Stability of Minkowski space and polyhomogeneity of the metric

TL;DR

This paper proves the nonlinear stability of Minkowski space in general relativity, demonstrating that polyhomogeneous initial data lead to a spacetime with a well-understood asymptotic structure and mass loss behavior.

Contribution

It establishes the polyhomogeneity of the spacetime metric from polyhomogeneous initial data and connects the Bondi mass to metric expansions at null infinity.

Findings

Polyhomogeneous initial data yield polyhomogeneous spacetime metrics.

The Bondi mass relates to a logarithmic term in the metric expansion.

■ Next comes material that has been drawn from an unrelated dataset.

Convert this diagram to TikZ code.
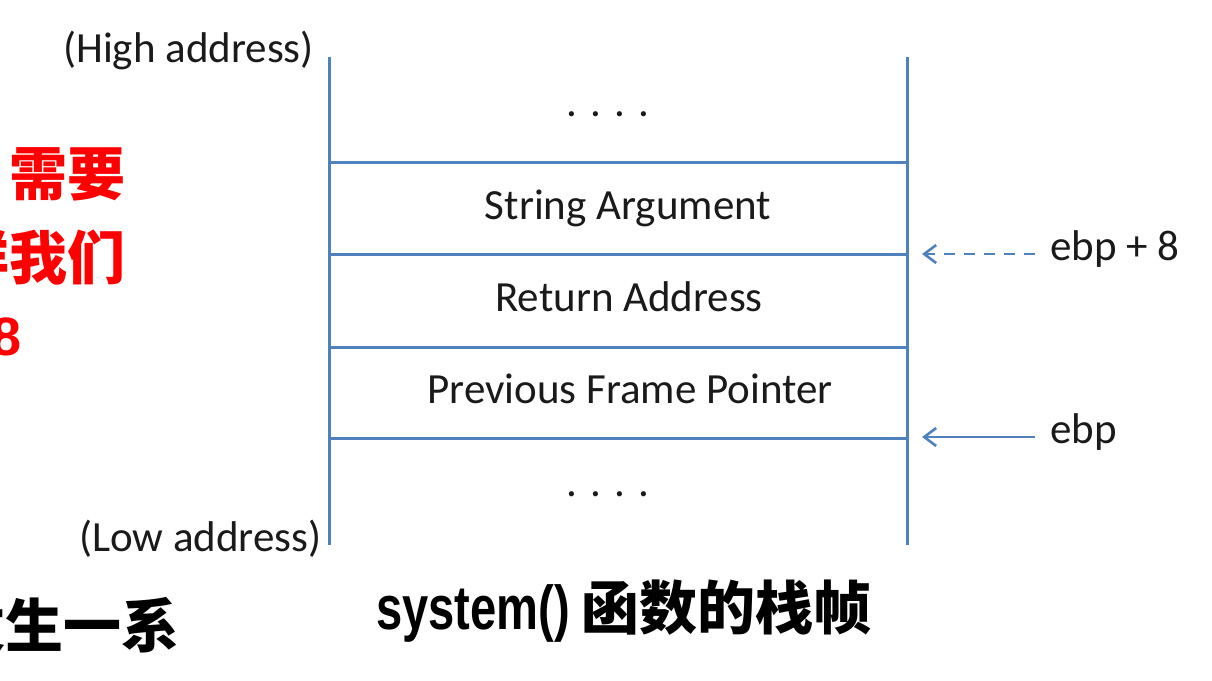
\documentclass[tikz,border=0pt]{standalone}
\usepackage{fontspec}
\setmainfont{Carlito}
\newfontfamily\cjk{Noto Sans CJK SC}
\newfontfamily\arialb{Liberation Sans}
\usetikzlibrary{arrows.meta}
\definecolor{stackblue}{HTML}{4F81BD}
\definecolor{redtxt}{HTML}{FF0000}
\definecolor{txtgrey}{HTML}{1A1A1A}
\begin{document}
\begin{tikzpicture}[x=1pt,y=-1pt,
  frame/.style={draw=stackblue,line width=3pt},
  lbl/.style={inner sep=0pt,text=txtgrey,font=\fontsize{43}{50}\selectfont},
  ptr/.style={draw=stackblue,line width=2.6pt,-{Straight Barb[length=12pt,width=18pt]}},
  redline/.style={inner sep=0pt,text=redtxt,font=\fontsize{58}{64}\cjk\bfseries},
  blackline/.style={inner sep=0pt,font=\fontsize{58}{64}\cjk\bfseries},
]
\clip (0,0) rectangle (1212,680);
\fill[white] (0,0) rectangle (1212,680);
% stack frame
\coordinate (tl) at (329,57);
\coordinate (tr) at (907,57);
\coordinate (bl) at (329,545);
\coordinate (br) at (907,545);
\coordinate (l1) at (329,162); \coordinate (r1) at (907,162);
\coordinate (l2) at (329,254); \coordinate (r2) at (907,254);
\coordinate (l3) at (329,347); \coordinate (r3) at (907,347);
\coordinate (l4) at (329,438); \coordinate (r4) at (907,438);
\draw[frame] (tl) -- (bl);
\draw[frame] (tr) -- (br);
\draw[frame] (l1) -- (r1);
\draw[frame] (l2) -- (r2);
\draw[frame] (l3) -- (r3);
\draw[frame] (l4) -- (r4);
% cell labels
\node[lbl,anchor=base] (dots1) at (608,116) {. . . .};
\node[lbl,anchor=base] (sarg) at (628,219) {String Argument};
\node[lbl,anchor=base] (ret) at (629,311) {Return Address};
\node[lbl,anchor=base] (prev) at (630,403) {Previous Frame Pointer};
\node[lbl,anchor=base] (dots2) at (608,496) {. . . .};
% address labels
\node[lbl,anchor=base west] (high) at (63,62) {(High address)};
\node[lbl,anchor=base west] (low) at (79,551) {(Low address)};
% pointers
\node[lbl,anchor=base west] (ebp8) at (1050,260) {ebp + 8};
\node[lbl,anchor=base west] (ebp) at (1050,443) {ebp};
\coordinate (p8s) at (1035,254); \coordinate (p8t) at (922,254);
\coordinate (p0s) at (1035,437); \coordinate (p0t) at (922,437);
\draw[ptr,dash pattern=on 11pt off 9pt] (p8s) -- (p8t);
\draw[ptr] (p0s) -- (p0t);
% caption
\node[inner sep=0pt,anchor=base west] (cap) at (376,629)
  {\scalebox{0.76}[1]{\fontsize{62}{70}\arialb\bfseries system()}\hspace{12pt}{\fontsize{58}{64}\cjk\bfseries 函数的栈帧}};
% cropped text at left edge
\node[redline,anchor=base east] (t1) at (126,195) {，需要};
\node[redline,anchor=base east] (t2) at (126,279) {这样我们};
\node[inner sep=0pt,text=redtxt,anchor=base east,font=\fontsize{54}{60}\arialb\bfseries] (t3) at (22,355) {+8};
\node[blackline,anchor=base east] (t4) at (180,647) {发生一系};
\end{tikzpicture}
\end{document}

The Bondi mass loss formula is proven within this framework.

Abstract

We study the nonlinear stability of the $(3+1)$-dimensional Minkowski spacetime as a solution of the Einstein vacuum equation. Similarly to our previous work on the stability of cosmological black holes, we construct the solution of the nonlinear initial value problem using an iteration scheme in which we solve a linearized equation globally at each step; we use a generalized harmonic gauge and implement constraint damping to fix the geometry of null infinity. The linear analysis is largely based on energy and vector field methods originating in work by Klainerman. The weak null condition of Lindblad and Rodnianski arises naturally as a nilpotent coupling of certain metric components in a linear model operator at null infinity. Upon compactifying $\mathbb{R}^4$ to a manifold with corners, with boundary hypersurfaces corresponding to spacelike, null, and timelike infinity, we show, using the framework of Melrose's b-analysis, that polyhomogeneous initial data produce a polyhomogeneous spacetime metric. Finally, we relate the Bondi mass to a logarithmic term in the expansion of the metric at null infinity and prove the Bondi mass loss formula.